Presumably with an "evolutionary" origin? Except, I can't quite understand how a universe which started off witgh just bits of matter and energy ended up with self-interest, enlightened or not,
Peter.
No, nor can I, which is why I don't think it did. What I mean is that I don't think the universe started off with just bits of matter and energy - I think matter and energy are manifestations of a deeper order, that incorporates consciousness and meaning. I would go so far as to say that I think consciousness and not matter is probably the basic stuff of the universe.

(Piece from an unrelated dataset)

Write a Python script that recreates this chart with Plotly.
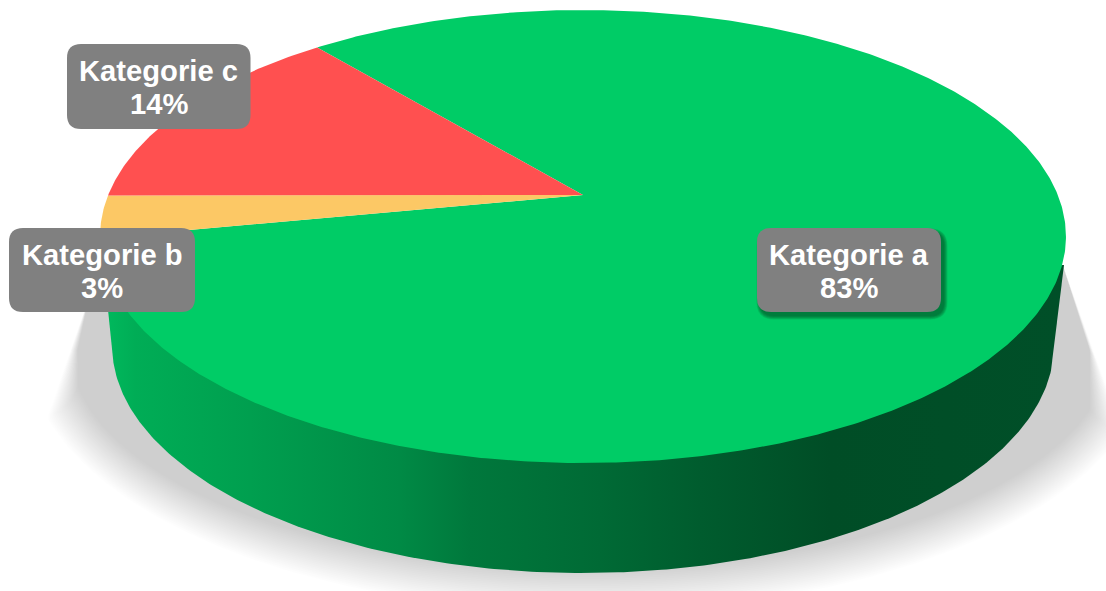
import numpy as np
import plotly.graph_objects as go

# Slice data, in drawing order (clockwise from the start angle)
categories = ["Kategorie a", "Kategorie b", "Kategorie c"]
values = [83, 3, 14]
slice_colors = ["#00cc66", "#fcc865", "#ff5050"]
start_angle_deg = 129.7

# Projection of the pie's top disc onto the page
APEX = (583.0, 195.0)
TILT = 0.1832
SCALE_X, SCALE_Y = 474.8, 218.9

# Lower rim of the extruded body
BASE_CX, BASE_CY, BASE_RX, BASE_RY = 583.0, 345.0, 471.0, 228.0

side_stops_x = [108, 135, 250, 400, 470, 600, 700, 830, 1063]
side_stops_rgb = [
    "#00b85c", "#00ad56", "#009f4f", "#008a45", "#00783c",
    "#006a35", "#005c2e", "#004d26", "#004f28",
]


def disc(theta):
    u, v = np.cos(theta), np.sin(theta)
    w = 1 + TILT * v
    return APEX[0] + SCALE_X * u / w, APEX[1] - SCALE_Y * v / w


def wedge(a0, a1):
    t = np.linspace(a0, a1, max(8, int(abs(a1 - a0) * 120)))
    x, y = disc(t)
    return np.r_[APEX[0], x, APEX[0]], np.r_[APEX[1], y, APEX[1]]


def polygon(x, y, color, **kw):
    return go.Scatter(x=x, y=y, mode="lines", fill="toself", fillcolor=color,
                      line=dict(width=0), hoverinfo="skip", showlegend=False, **kw)


fig = go.Figure()

# Soft ground shadow: nested translucent layers inside the cast wedge,
# whose edges get softer further from the body
LAYERS = 24
for i in range(LAYERS):
    f = i / (LAYERS - 1)
    rx, ry = 562 - 42 * f, 262 - 42 * f
    t = np.linspace(0, np.pi, 200)
    y = 350 + ry * np.sin(t)
    x = 590 + rx * np.cos(t)
    right = 1063 + (y - 265) * 43 / 120 - f * np.maximum(y - 340, 0) * 0.35
    left = 83 - (y - 313) * 33 / 97 + f * np.maximum(y - 330, 0) * 0.35
    x = np.minimum(np.maximum(x, left), right)
    fig.add_trace(polygon(np.r_[1063, x, 88], np.r_[265, y, 300], "rgba(0,0,0,0.0093)"))

# Extruded side wall with its horizontal shading
t = np.linspace(np.arcsin(18 / BASE_RY), np.pi - np.arcsin(18 / BASE_RY), 260)
side_x = np.r_[1064, BASE_CX + BASE_RX * np.cos(t), 107]
side_y = np.r_[265, BASE_CY + BASE_RY * np.sin(t), 300]
span = side_stops_x[-1] - side_stops_x[0]
scale = [[(s - side_stops_x[0]) / span, c] for s, c in zip(side_stops_x, side_stops_rgb)]
fig.add_trace(go.Scatter(
    x=side_x, y=side_y, mode="lines", fill="toself", line=dict(width=0),
    fillgradient=dict(type="horizontal", colorscale=scale,
                      start=side_stops_x[0], stop=side_stops_x[-1]),
    hoverinfo="skip", showlegend=False,
))

# Top face: one wedge per value, walking clockwise
angle = np.deg2rad(start_angle_deg)
for value, color in zip(values, slice_colors):
    sweep = 2 * np.pi * value / sum(values)
    wx, wy = wedge(angle, angle - sweep)
    fig.add_trace(polygon(wx, wy, color))
    angle -= sweep


def round_rect(x0, y0, x1, y1, r):
    return (f"M{x0 + r},{y0} L{x1 - r},{y0} Q{x1},{y0} {x1},{y0 + r} "
            f"L{x1},{y1 - r} Q{x1},{y1} {x1 - r},{y1} L{x0 + r},{y1} "
            f"Q{x0},{y1} {x0},{y1 - r} L{x0},{y0 + r} Q{x0},{y0} {x0 + r},{y0} Z")


label_boxes = {
    "Kategorie a": (757, 228, 941, 312),
    "Kategorie b": (9, 228, 195, 312),
    "Kategorie c": (67, 44, 250.5, 129),
}

shapes = []
# Blurred drop shadow under the largest slice's label
x0, y0, x1, y1 = label_boxes["Kategorie a"]
for spread in np.arange(9, -1, -1):
    s = spread * 0.8
    shapes.append(dict(
        type="path", layer="above", line=dict(width=0), fillcolor="rgba(0,60,30,0.07)",
        xref="x", yref="y",
        path=round_rect(x0 + 3 - s / 2, y0 + 4 - s / 2,
                        x1 + 3 + s / 2, y1 + 4 + s / 2, 14 + s / 2),
    ))

annotations = []
for name, value in zip(categories, values):
    x0, y0, x1, y1 = label_boxes[name]
    shapes.append(dict(type="path", layer="above", line=dict(width=0), fillcolor="#808080",
                       xref="x", yref="y", path=round_rect(x0, y0, x1, y1, 14)))
    cx = (x0 + x1) / 2
    for text, cy in ((name, (y0 + y1) / 2 - 15.5), (f"{value}%", (y0 + y1) / 2 + 17.5)):
        annotations.append(dict(
            x=cx, y=cy, text=text, showarrow=False, xanchor="center", yanchor="middle",
            font=dict(family="Liberation Sans", size=29.2, color="white", weight="bold"),
        ))

fig.update_layout(
    width=1106, height=591, margin=dict(l=0, r=0, t=0, b=0),
    paper_bgcolor="white", plot_bgcolor="white", showlegend=False,
    xaxis=dict(range=[0, 1106], visible=False, fixedrange=True),
    yaxis=dict(range=[591, 0], visible=False, fixedrange=True),
    shapes=shapes, annotations=annotations,
)

fig.write_html("out.html", config=dict(displayModeBar=False))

We have evolved to perceive the universe in a certain way, which is neither "right" nor "wrong". For example, through our highly developed sense of vision, we perceive patterns invisible to an earthworm, but I see no reason to imagine that our senses represent the apex of possible perception.
Quantum mechanics tells us that, at bottom, the universe is very different to how we perceive it, existing as states of probability - but we still don't accept that, so we're still searching for a way to fit QM into our "intuitive" modes of perception and our essentially materialist world view.
QM also says there is such a thing as retrocausation: the present affects the past. This really makes a mockery of our "intuitive" ideas of time.
What we should be doing is accepting that QM may tell us how the world IS, and that our apparently intuitive perception that it is otherwise is wrong - that we perceive only a fraction of what is really out there, and that the way we perceive may result in basic misapprehensions as to the nature of space and time.
"We're just waiting, looking skyward as the days go down / Someone promised there'd be answers if we stayed around."